Your instructions: Find all the lines with "this" and gather them.

[A block of data]
------------------------------

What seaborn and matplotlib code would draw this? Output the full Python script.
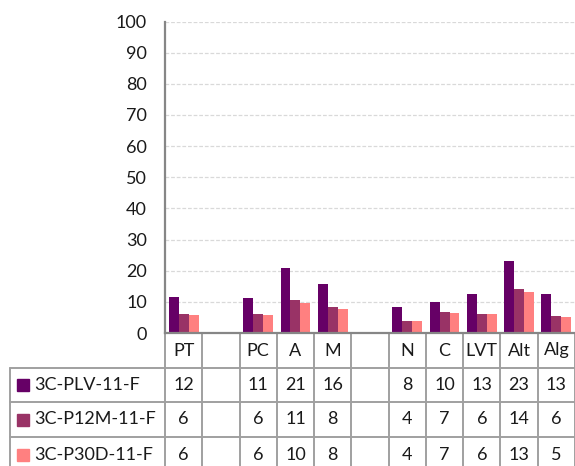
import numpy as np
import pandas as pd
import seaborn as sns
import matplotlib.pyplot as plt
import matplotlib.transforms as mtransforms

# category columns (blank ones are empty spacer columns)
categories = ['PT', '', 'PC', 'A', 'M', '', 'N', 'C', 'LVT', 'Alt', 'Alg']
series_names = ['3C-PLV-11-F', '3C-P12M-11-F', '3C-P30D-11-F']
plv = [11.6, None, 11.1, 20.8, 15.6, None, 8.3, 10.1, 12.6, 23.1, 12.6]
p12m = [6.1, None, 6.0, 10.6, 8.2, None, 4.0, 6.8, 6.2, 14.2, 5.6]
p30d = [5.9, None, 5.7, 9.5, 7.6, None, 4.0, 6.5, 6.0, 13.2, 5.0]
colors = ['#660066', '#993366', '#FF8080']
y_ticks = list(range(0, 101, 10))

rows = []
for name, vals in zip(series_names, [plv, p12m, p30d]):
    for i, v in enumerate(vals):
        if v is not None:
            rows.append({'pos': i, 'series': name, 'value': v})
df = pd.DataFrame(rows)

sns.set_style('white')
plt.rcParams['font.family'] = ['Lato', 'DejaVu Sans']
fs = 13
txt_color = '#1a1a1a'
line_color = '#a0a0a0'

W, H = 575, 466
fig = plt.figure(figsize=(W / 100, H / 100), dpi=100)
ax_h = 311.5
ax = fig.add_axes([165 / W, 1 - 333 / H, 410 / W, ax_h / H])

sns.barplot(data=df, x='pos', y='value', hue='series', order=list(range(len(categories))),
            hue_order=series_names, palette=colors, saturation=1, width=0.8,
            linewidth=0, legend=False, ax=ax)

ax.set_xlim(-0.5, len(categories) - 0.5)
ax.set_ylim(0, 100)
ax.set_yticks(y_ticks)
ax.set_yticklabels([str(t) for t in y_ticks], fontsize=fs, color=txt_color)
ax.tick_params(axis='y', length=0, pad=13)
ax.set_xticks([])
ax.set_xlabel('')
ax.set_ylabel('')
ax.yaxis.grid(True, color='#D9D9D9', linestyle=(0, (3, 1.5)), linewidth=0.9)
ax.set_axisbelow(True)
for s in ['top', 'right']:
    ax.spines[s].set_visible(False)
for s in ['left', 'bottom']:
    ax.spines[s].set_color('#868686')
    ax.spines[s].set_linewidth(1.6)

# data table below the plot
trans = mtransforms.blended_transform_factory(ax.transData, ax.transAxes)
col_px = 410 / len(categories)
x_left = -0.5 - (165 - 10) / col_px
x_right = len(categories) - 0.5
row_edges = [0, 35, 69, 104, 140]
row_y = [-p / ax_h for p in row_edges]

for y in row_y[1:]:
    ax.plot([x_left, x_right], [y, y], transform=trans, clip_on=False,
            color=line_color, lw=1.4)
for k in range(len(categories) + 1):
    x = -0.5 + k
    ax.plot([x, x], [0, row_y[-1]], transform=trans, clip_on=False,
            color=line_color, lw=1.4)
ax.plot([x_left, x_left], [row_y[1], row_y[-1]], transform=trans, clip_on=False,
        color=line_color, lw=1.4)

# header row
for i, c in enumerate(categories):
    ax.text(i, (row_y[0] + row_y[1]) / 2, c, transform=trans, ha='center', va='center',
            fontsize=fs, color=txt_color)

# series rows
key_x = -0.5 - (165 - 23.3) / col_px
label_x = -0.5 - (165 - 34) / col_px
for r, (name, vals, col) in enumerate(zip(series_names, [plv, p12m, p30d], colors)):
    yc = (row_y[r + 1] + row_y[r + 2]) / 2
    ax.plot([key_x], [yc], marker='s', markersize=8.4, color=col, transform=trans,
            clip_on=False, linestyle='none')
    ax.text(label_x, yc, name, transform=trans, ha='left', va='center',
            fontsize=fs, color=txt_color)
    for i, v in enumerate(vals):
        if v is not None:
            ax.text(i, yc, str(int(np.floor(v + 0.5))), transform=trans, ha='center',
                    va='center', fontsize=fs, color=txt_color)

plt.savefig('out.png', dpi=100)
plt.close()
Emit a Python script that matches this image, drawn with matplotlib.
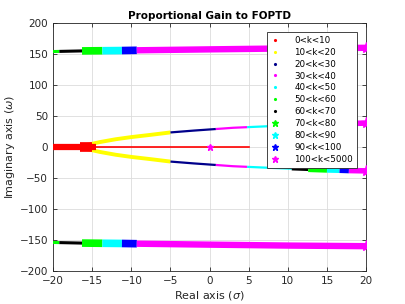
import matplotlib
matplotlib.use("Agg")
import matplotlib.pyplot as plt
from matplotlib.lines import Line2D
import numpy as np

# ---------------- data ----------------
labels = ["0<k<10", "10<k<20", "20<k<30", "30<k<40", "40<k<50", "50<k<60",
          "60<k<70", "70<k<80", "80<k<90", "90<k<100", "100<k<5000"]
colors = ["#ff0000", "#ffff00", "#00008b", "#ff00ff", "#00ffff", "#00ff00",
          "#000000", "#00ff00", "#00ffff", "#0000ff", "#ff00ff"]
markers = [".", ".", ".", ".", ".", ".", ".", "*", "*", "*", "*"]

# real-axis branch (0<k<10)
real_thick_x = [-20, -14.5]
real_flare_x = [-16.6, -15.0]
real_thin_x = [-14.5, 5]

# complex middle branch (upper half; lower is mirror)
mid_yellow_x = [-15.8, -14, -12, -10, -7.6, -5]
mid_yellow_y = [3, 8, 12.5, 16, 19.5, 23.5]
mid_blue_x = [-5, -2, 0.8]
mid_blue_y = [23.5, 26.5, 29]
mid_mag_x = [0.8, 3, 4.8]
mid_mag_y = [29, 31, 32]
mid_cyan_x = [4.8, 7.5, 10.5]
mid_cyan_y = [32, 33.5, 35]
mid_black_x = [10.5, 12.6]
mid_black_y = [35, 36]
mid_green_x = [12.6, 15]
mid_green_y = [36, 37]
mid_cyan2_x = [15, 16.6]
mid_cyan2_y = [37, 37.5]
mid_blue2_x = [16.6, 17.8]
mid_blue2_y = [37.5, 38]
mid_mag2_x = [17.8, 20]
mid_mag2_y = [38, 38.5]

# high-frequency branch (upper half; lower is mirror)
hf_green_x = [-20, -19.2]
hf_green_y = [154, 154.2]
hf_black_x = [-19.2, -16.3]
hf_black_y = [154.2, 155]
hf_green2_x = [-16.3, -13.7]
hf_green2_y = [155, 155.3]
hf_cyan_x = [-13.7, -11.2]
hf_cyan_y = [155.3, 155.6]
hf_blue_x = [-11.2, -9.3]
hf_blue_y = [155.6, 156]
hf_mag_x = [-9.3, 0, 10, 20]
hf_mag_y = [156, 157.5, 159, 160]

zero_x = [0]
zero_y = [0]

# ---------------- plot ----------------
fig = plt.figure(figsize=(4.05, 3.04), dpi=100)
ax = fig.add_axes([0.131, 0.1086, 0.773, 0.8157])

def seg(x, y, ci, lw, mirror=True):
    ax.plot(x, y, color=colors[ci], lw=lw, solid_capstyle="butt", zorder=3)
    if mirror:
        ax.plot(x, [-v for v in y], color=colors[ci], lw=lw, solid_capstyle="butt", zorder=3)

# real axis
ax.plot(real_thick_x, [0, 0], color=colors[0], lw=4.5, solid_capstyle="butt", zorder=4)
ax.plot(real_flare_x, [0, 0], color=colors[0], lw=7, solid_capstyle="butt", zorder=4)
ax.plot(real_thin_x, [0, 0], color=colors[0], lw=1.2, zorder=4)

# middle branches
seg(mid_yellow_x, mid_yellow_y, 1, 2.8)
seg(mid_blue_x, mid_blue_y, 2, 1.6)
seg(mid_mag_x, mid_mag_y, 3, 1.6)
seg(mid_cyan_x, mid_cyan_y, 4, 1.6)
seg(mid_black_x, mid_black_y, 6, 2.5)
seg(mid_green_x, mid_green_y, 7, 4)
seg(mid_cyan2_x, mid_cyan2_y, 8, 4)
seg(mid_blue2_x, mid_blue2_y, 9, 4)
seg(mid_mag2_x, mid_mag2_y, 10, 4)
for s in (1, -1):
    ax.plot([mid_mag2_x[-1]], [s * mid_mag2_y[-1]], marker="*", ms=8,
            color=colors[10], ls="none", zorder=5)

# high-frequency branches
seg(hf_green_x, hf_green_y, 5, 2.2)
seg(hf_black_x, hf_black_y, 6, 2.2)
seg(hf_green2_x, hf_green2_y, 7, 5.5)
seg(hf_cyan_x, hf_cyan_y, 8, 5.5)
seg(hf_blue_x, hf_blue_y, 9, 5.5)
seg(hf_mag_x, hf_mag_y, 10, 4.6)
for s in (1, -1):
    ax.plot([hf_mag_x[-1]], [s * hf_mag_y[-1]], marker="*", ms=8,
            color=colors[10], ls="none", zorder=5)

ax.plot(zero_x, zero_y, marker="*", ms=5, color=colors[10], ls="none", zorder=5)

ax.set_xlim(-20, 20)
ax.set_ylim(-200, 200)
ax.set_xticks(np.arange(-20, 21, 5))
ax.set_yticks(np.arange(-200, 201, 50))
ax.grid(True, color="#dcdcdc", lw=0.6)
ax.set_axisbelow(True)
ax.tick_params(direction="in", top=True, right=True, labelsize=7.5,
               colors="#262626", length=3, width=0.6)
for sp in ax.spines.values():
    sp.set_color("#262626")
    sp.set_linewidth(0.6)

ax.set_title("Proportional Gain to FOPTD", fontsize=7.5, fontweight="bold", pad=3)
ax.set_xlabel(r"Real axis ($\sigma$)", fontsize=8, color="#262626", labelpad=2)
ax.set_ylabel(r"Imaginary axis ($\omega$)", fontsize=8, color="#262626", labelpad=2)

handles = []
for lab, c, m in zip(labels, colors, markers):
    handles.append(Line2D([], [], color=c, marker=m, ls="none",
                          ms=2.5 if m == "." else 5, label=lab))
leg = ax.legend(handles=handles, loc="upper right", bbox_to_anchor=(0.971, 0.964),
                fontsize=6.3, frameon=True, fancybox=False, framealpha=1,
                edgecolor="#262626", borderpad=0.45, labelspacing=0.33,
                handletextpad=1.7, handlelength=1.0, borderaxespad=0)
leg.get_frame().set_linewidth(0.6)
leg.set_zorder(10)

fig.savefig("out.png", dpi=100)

------------------------------

Task output:
What seaborn and matplotlib code would draw this? Output the full Python script.
Emit a Python script that matches this image, drawn with matplotlib.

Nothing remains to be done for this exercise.